→ Task to carry out:
All lines holding the string "with" are to be shown.

→ Provided material:
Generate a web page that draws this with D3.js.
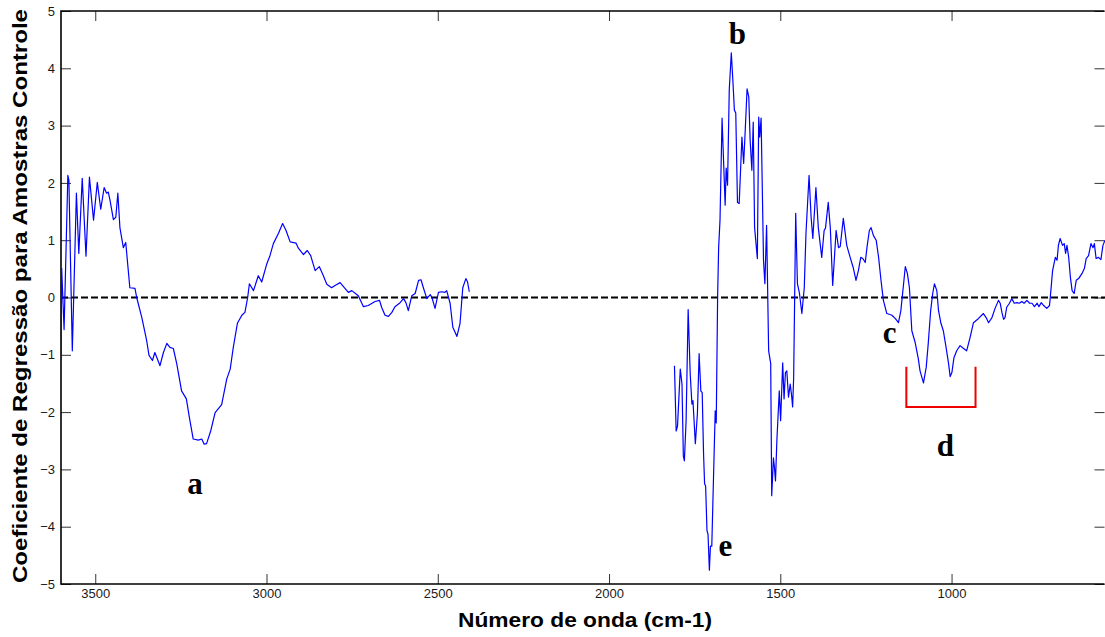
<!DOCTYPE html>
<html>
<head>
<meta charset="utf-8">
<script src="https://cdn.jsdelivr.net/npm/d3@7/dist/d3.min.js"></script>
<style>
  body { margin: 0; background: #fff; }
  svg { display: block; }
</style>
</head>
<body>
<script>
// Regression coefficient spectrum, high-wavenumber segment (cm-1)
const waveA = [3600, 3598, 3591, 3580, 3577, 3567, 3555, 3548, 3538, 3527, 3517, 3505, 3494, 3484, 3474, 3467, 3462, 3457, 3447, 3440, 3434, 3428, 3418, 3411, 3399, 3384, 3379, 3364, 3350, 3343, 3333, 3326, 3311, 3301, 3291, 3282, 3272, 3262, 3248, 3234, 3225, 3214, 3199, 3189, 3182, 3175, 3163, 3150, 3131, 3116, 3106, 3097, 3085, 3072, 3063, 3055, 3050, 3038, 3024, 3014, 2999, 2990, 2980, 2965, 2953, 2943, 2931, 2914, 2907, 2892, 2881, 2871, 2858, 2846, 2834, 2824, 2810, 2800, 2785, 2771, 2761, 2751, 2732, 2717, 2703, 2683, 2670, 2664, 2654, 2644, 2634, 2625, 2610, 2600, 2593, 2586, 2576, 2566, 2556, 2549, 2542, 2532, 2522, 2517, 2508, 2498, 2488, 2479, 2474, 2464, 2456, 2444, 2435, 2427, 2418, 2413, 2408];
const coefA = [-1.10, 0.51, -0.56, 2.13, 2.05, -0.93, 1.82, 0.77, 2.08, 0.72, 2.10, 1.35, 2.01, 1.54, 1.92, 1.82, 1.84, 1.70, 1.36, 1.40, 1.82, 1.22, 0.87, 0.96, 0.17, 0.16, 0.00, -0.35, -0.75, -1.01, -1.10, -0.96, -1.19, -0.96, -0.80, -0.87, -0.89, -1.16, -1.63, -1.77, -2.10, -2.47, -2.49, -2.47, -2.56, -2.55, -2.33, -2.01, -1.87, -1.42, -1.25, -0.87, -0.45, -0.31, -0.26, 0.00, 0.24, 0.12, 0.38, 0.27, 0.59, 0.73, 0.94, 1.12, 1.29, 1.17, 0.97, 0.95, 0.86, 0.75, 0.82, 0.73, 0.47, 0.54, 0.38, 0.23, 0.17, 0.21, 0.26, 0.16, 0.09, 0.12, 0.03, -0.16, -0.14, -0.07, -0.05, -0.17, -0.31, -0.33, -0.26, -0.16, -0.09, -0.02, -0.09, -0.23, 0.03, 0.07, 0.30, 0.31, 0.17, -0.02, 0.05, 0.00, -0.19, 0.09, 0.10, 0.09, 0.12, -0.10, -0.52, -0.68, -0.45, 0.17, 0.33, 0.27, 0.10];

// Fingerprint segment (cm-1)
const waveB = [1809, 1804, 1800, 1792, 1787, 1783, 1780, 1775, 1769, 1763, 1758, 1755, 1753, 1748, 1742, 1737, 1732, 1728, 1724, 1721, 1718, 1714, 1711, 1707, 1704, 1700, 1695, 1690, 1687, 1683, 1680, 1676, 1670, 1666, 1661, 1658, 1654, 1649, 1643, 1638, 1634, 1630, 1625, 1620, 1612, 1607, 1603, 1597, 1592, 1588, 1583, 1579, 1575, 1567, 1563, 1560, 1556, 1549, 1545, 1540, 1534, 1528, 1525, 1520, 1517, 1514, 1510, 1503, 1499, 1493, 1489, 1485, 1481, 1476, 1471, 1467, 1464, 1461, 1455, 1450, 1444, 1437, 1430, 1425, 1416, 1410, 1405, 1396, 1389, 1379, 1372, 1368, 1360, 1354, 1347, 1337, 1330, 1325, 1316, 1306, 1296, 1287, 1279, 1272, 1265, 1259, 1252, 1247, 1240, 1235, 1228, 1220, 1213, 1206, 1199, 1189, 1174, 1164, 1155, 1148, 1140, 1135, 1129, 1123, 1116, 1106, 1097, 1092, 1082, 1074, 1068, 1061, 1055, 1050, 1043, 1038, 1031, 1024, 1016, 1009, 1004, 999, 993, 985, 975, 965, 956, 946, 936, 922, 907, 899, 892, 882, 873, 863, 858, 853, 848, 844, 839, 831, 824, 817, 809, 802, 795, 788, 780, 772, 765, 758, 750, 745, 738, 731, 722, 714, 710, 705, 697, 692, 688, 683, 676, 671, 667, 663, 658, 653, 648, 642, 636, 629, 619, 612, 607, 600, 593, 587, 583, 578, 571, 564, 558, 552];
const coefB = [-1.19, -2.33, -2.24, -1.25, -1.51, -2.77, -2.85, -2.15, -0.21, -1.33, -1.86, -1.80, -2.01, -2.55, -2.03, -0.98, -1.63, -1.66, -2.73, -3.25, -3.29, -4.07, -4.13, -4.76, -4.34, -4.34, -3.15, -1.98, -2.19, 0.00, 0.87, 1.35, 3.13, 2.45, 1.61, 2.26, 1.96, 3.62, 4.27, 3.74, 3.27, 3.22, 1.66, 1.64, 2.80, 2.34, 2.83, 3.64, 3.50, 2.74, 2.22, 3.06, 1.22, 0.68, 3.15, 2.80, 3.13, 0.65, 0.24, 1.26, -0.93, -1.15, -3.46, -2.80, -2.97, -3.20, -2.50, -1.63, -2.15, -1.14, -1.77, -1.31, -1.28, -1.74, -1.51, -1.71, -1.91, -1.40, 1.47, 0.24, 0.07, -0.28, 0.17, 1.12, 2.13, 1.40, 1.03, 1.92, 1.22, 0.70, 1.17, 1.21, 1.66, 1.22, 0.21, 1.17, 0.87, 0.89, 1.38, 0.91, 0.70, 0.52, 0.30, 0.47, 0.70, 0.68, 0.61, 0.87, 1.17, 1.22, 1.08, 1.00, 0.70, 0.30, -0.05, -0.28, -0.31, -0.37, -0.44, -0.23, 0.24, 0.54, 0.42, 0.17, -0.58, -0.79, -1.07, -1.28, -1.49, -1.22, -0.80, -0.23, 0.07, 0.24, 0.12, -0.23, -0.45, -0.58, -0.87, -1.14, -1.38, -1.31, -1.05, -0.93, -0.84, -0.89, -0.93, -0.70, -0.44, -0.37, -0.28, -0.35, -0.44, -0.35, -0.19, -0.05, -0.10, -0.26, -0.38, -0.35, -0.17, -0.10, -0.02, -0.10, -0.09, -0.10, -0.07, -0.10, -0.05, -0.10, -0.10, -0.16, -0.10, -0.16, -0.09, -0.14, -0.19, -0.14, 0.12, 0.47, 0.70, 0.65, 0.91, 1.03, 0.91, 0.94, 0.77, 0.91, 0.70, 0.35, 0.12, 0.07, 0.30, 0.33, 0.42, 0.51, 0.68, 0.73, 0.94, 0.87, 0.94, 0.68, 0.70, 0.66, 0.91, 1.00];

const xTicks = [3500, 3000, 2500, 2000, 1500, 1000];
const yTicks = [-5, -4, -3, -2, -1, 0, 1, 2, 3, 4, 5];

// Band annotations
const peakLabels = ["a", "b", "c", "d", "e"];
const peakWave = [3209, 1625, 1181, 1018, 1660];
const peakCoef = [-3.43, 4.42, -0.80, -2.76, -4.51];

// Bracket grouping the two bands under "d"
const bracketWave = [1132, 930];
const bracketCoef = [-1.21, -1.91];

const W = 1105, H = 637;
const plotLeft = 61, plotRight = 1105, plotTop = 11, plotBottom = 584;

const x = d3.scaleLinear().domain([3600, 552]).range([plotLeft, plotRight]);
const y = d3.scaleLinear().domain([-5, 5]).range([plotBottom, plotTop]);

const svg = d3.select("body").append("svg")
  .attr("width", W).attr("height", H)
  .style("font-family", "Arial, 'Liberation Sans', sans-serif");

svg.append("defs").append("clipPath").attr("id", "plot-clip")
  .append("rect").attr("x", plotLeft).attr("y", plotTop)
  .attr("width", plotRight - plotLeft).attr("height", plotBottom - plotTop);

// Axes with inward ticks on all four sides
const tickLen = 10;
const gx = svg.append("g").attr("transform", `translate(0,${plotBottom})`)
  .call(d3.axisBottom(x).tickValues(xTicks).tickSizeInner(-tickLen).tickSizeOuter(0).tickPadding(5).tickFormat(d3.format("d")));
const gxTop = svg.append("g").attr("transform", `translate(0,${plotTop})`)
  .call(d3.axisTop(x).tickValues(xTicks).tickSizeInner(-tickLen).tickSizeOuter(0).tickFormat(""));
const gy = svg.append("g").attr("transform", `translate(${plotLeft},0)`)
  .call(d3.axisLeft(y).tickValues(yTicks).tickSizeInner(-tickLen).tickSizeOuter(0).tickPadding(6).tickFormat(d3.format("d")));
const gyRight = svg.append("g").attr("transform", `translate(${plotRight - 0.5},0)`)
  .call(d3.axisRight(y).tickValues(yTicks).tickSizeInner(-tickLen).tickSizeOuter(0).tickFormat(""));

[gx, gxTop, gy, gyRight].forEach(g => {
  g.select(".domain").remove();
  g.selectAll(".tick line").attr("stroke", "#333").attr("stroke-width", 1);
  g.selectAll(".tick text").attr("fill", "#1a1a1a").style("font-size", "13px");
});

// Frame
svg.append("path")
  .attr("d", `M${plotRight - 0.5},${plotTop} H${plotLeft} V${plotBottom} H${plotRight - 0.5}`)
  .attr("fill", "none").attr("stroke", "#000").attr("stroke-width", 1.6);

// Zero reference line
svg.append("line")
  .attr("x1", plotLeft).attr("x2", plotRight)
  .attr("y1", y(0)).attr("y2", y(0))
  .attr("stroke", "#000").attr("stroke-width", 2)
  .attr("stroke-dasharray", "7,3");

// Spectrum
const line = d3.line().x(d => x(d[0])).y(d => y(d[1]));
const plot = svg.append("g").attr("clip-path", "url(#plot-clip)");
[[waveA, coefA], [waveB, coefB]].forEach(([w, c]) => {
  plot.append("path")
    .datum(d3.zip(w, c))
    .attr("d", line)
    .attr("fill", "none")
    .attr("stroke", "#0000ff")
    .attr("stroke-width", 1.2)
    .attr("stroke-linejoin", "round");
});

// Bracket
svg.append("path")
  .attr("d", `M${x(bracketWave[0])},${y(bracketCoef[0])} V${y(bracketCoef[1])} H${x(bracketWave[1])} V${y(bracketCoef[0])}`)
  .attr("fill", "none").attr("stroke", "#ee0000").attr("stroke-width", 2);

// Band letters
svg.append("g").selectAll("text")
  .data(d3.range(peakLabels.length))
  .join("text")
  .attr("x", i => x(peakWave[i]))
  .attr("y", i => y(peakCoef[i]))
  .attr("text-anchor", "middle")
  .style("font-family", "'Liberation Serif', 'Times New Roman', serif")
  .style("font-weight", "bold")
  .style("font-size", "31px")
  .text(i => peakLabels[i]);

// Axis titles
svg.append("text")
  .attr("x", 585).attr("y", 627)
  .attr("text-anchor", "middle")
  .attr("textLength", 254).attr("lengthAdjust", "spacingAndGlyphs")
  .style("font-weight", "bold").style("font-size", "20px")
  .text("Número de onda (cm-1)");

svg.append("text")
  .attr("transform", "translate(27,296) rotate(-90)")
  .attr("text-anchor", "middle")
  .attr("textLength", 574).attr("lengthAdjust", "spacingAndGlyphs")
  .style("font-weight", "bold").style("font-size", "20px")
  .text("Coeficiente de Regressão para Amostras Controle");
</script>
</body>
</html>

→ Correct output:
Generate a web page that draws this with D3.js.
// Axes with inward ticks on all four sides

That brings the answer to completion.